■ Data section ■

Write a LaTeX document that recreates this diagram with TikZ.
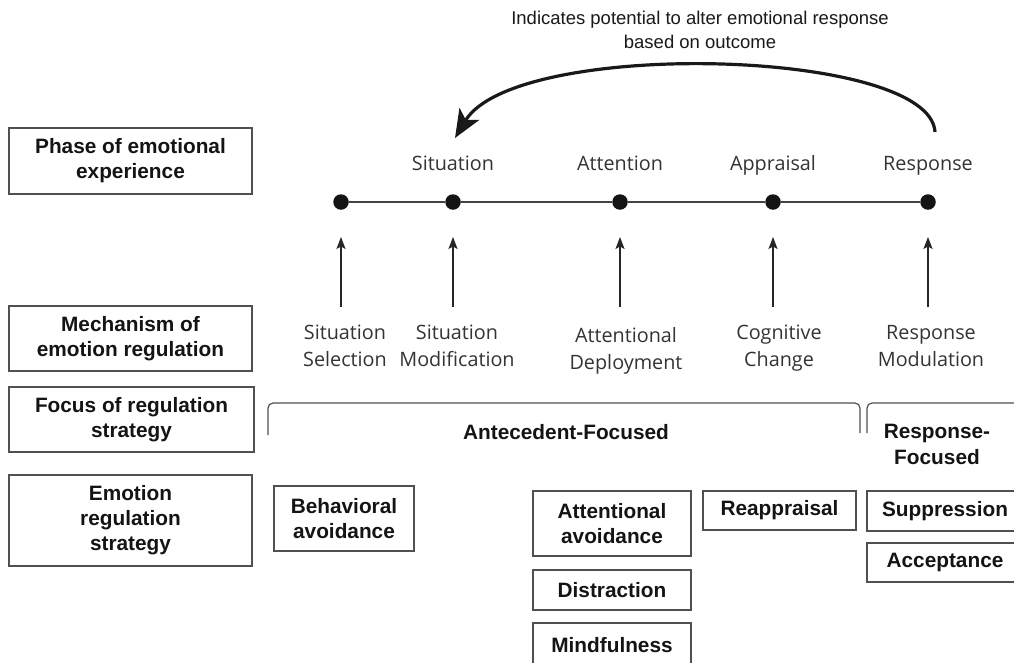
\documentclass[tikz,border=0pt]{standalone}
\usepackage{fontspec}
\setmainfont{Liberation Sans}
\newfontfamily\lightfont{Open Sans}
\usetikzlibrary{arrows.meta}
\definecolor{boxline}{HTML}{505050}
\definecolor{lighttext}{HTML}{333333}
\definecolor{linegray}{HTML}{444444}
\begin{document}
\begin{tikzpicture}[x=1pt,y=-1pt,
 box/.style={draw=boxline, line width=1.4pt, align=center, font=\fontsize{20.8}{25}\selectfont\bfseries, inner sep=0pt, text=black!92},
 plain/.style={align=center, font=\lightfont\fontsize{19.8}{27}\selectfont, text=lighttext, inner sep=0pt},
 boldlabel/.style={align=center, font=\fontsize{20.8}{26}\selectfont\bfseries, inner sep=0pt, text=black!92},
 toptext/.style={align=center, font=\fontsize{18.5}{24}\selectfont, inner sep=0pt, text=black!90},
 dot/.style={circle, fill=black!92, minimum size=15.5pt, inner sep=0pt},
 tline/.style={draw=linegray, line width=2.2pt},
 varrow/.style={draw=black!85, line width=1.8pt, -{Stealth[length=12pt,width=9pt,inset=2.5pt]}},
 bigarrow/.style={draw=black!90, line width=3.2pt, -{Stealth[length=28pt,width=23pt,inset=7pt]}},
 bracketline/.style={draw=boxline, line width=1.2pt, rounded corners=5pt}]

\useasboundingbox (0,0) rectangle (1014,662);
\clip (0,0) rectangle (1014,662);

% left category boxes
\node[box, minimum width=243pt, minimum height=66pt] (phase) at (130.5,161) {Phase of emotional\\experience};
\node[box, minimum width=243pt, minimum height=65pt] (mech) at (130.5,338.5) {Mechanism of\\emotion regulation};
\node[box, minimum width=245pt, minimum height=65pt] (focus) at (131.5,419.5) {Focus of regulation\\strategy};
\node[box, minimum width=243pt, minimum height=91pt] (ers) at (130.5,520.5) {Emotion\\regulation\\strategy};

% top note and curved arrow
\node[toptext] (note) at (700,30) {Indicates potential to alter emotional response\\based on outcome};
\coordinate (ctail) at (935,132);
\coordinate (ctip) at (455,138);
\draw[bigarrow] (ctail) .. controls (930,48) and (515,38) .. (ctip);

% phase labels
\node[plain, anchor=base] (pSit) at (453,170) {Situation};
\node[plain, anchor=base] (pAtt) at (620,170) {Attention};
\node[plain, anchor=base] (pApp) at (773,170) {Appraisal};
\node[plain, anchor=base] (pRes) at (928,170) {Response};

% timeline
\node[dot] (d1) at (341,202) {};
\node[dot] (d2) at (453,202) {};
\node[dot] (d3) at (620,202) {};
\node[dot] (d4) at (773,202) {};
\node[dot] (d5) at (928,202) {};
\draw[tline] (d1) -- (d2) -- (d3) -- (d4) -- (d5);

% mechanism labels
\node[plain] (m1) at (345,346) {Situation\\Selection};
\node[plain] (m2) at (457,346) {Situation\\Modification};
\node[plain] (m3) at (626,351) {Attentional\\Deployment};
\node[plain] (m4) at (779,348) {Cognitive\\Change};
\node[plain] (m5) at (931,346.5) {Response\\Modulation};

% vertical arrows
\coordinate (a1) at (341,307);
\coordinate (a2) at (453,307);
\coordinate (a3) at (620,307);
\coordinate (a4) at (773,307);
\coordinate (a5) at (928,307);
\foreach \i in {1,...,5}{
  \draw[varrow, shorten >=27pt] (a\i) -- (d\i);
}

% brackets
\coordinate (b1) at (268,435);
\coordinate (b2) at (268,403);
\coordinate (b3) at (860,403);
\coordinate (b4) at (860,433);
\draw[bracketline] (b1) -- (b2) -- (b3) -- (b4);
\coordinate (r1) at (867,433);
\coordinate (r2) at (867,403);
\coordinate (r3) at (1030,403);
\draw[bracketline] (r1) -- (r2) -- (r3);
\node[boldlabel] (ante) at (566,432) {Antecedent-Focused};
\node[boldlabel] (resp) at (937,444) {Response-\\Focused};

% strategy boxes
\node[box, minimum width=140pt, minimum height=65pt] (behav) at (344,518.5) {Behavioral\\avoidance};
\node[box, minimum width=158pt, minimum height=65pt] (attav) at (612,523.5) {Attentional\\avoidance};
\node[box, minimum width=158pt, minimum height=40pt] (distr) at (612,590) {Distraction};
\node[box, minimum width=158pt, minimum height=44pt] (mindf) at (612,645) {Mindfulness};
\node[box, minimum width=153pt, minimum height=39pt] (reap) at (779.5,510.5) {Reappraisal};
\node[box, minimum width=156pt, minimum height=40pt] (supp) at (945,511) {Suppression};
\node[box, minimum width=156pt, minimum height=39pt] (accept) at (945,562.5) {Acceptance};
\end{tikzpicture}
\end{document}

■ What you have to do ■
Your task is an exact transcription of all the data, minus the pictures.

■ Written response ■
Write a LaTeX document that recreates this diagram with TikZ.
\documentclass[tikz,border=0pt]{standalone}
\usepackage{fontspec}
\setmainfont{Liberation Sans}
\newfontfamily\lightfont{Open Sans}
\usetikzlibrary{arrows.meta}
\definecolor{boxline}{HTML}{505050}
\definecolor{lighttext}{HTML}{333333}
\definecolor{linegray}{HTML}{444444}
\begin{document}
\begin{tikzpicture}[x=1pt,y=-1pt,
 box/.style={draw=boxline, line width=1.4pt, align=center, font=\fontsize{20.8}{25}\selectfont\bfseries, inner sep=0pt, text=black!92},
 plain/.style={align=center, font=\lightfont\fontsize{19.8}{27}\selectfont, text=lighttext, inner sep=0pt},
 boldlabel/.style={align=center, font=\fontsize{20.8}{26}\selectfont\bfseries, inner sep=0pt, text=black!92},
 toptext/.style={align=center, font=\fontsize{18.5}{24}\selectfont, inner sep=0pt, text=black!90},
 dot/.style={circle, fill=black!92, minimum size=15.5pt, inner sep=0pt},
 tline/.style={draw=linegray, line width=2.2pt},
 varrow/.style={draw=black!85, line width=1.8pt, -{Stealth[length=12pt,width=9pt,inset=2.5pt]}},
 bigarrow/.style={draw=black!90, line width=3.2pt, -{Stealth[length=28pt,width=23pt,inset=7pt]}},
 bracketline/.style={draw=boxline, line width=1.2pt, rounded corners=5pt}]

\useasboundingbox (0,0) rectangle (1014,662);
\clip (0,0) rectangle (1014,662);

% left category boxes
\node[box, minimum width=243pt, minimum height=66pt] (phase) at (130.5,161) {Phase of emotional\\experience};
\node[box, minimum width=243pt, minimum height=65pt] (mech) at (130.5,338.5) {Mechanism of\\emotion regulation};
\node[box, minimum width=245pt, minimum height=65pt] (focus) at (131.5,419.5) {Focus of regulation\\strategy};
\node[box, minimum width=243pt, minimum height=91pt] (ers) at (130.5,520.5) {Emotion\\regulation\\strategy};

% top note and curved arrow
\node[toptext] (note) at (700,30) {Indicates potential to alter emotional response\\based on outcome};
\coordinate (ctail) at (935,132);
\coordinate (ctip) at (455,138);
\draw[bigarrow] (ctail) .. controls (930,48) and (515,38) .. (ctip);

% phase labels
\node[plain, anchor=base] (pSit) at (453,170) {Situation};
\node[plain, anchor=base] (pAtt) at (620,170) {Attention};
\node[plain, anchor=base] (pApp) at (773,170) {Appraisal};
\node[plain, anchor=base] (pRes) at (928,170) {Response};

% timeline
\node[dot] (d1) at (341,202) {};
\node[dot] (d2) at (453,202) {};
\node[dot] (d3) at (620,202) {};
\node[dot] (d4) at (773,202) {};
\node[dot] (d5) at (928,202) {};
\draw[tline] (d1) -- (d2) -- (d3) -- (d4) -- (d5);

% mechanism labels
\node[plain] (m1) at (345,346) {Situation\\Selection};
\node[plain] (m2) at (457,346) {Situation\\Modification};
\node[plain] (m3) at (626,351) {Attentional\\Deployment};
\node[plain] (m4) at (779,348) {Cognitive\\Change};
\node[plain] (m5) at (931,346.5) {Response\\Modulation};

% vertical arrows
\coordinate (a1) at (341,307);
\coordinate (a2) at (453,307);
\coordinate (a3) at (620,307);
\coordinate (a4) at (773,307);
\coordinate (a5) at (928,307);
\foreach \i in {1,...,5}{
  \draw[varrow, shorten >=27pt] (a\i) -- (d\i);
}

% brackets
\coordinate (b1) at (268,435);
\coordinate (b2) at (268,403);
\coordinate (b3) at (860,403);
\coordinate (b4) at (860,433);
\draw[bracketline] (b1) -- (b2) -- (b3) -- (b4);
\coordinate (r1) at (867,433);
\coordinate (r2) at (867,403);
\coordinate (r3) at (1030,403);
\draw[bracketline] (r1) -- (r2) -- (r3);
\node[boldlabel] (ante) at (566,432) {Antecedent-Focused};
\node[boldlabel] (resp) at (937,444) {Response-\\Focused};

% strategy boxes
\node[box, minimum width=140pt, minimum height=65pt] (behav) at (344,518.5) {Behavioral\\avoidance};
\node[box, minimum width=158pt, minimum height=65pt] (attav) at (612,523.5) {Attentional\\avoidance};
\node[box, minimum width=158pt, minimum height=40pt] (distr) at (612,590) {Distraction};
\node[box, minimum width=158pt, minimum height=44pt] (mindf) at (612,645) {Mindfulness};
\node[box, minimum width=153pt, minimum height=39pt] (reap) at (779.5,510.5) {Reappraisal};
\node[box, minimum width=156pt, minimum height=40pt] (supp) at (945,511) {Suppression};
\node[box, minimum width=156pt, minimum height=39pt] (accept) at (945,562.5) {Acceptance};
\end{tikzpicture}
\end{document}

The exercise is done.